The Department of Homeland Security simply does not have the administrative bandwidth, the detention space, or the budget to execute mass removals of historically compliant populations.
What actually happens when TPS expires?
- Transition to alternative legal status: A significant percentage of individuals qualify for other forms of relief, such as family-sponsored visas, employment adjustings, or asylum if their specific personal situation warrants it.
- Voluntary departure or relocation: History shows that when legal work authorization vanishes, a portion of the population relocates to countries with different immigration frameworks or returns home voluntarily.
- The informal economy shift: The most stubborn reality is that many will simply slip into the undocumented population, continuing to work under the table.
This third outcome is the genuine vulnerability of the contrarian approach.

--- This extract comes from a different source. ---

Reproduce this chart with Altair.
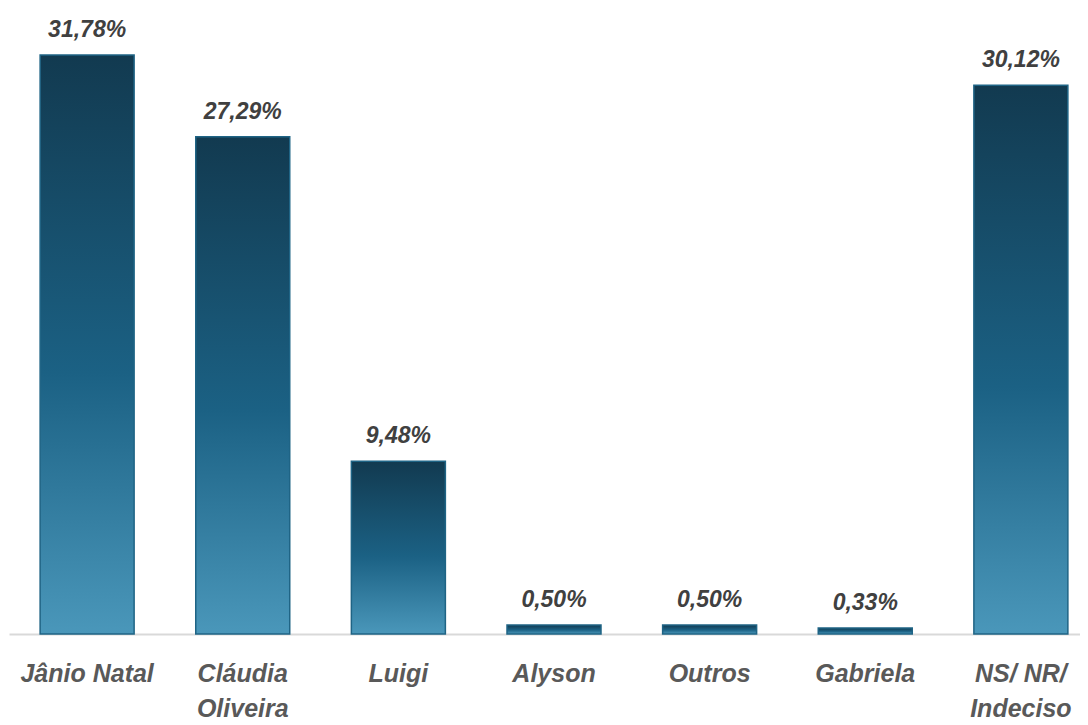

Ending TPS without a strict mechanism to track compliance does not automatically return everyone home; it can sometimes just push tax-paying, background-checked individuals into the shadow economy. That is a fair criticism, and it is the price of returning to constitutional order. But continuing a bad, extra-legal policy just because the alternative requires administrative grit is a coward's way to run a superpower.
Stop Asking the Executive to Fix a Legislative Problem
The media's obsession with the Supreme Court ruling reveals an ongoing dependency on executive decrees. Everyone wants the President to use a pen and a phone to solve deep, structural legal issues.
If the American public believes that people who have lived here for fifteen years under temporary protection deserve to stay, there is a clear, legal path forward: Congress needs to pass a law granting them legal permanent residency.
By relying on the courts to permanently stretch the definition of "temporary," advocates are building a house on sand. The Supreme Court's ruling simply stated that the executive branch has the authority to end what it started. It returned the ball to the legislature's court, where it belonged all along.
The current panic is entirely manufactured by institutions that grew comfortable with a temporary lie. If we want a coherent immigration system, we have to start by making words mean what they actually mean. Temporary means temporary. If that reality hurts, your quarrel isn't with the judges—it is with the politicians who traded long-term stability for short-term political convenience.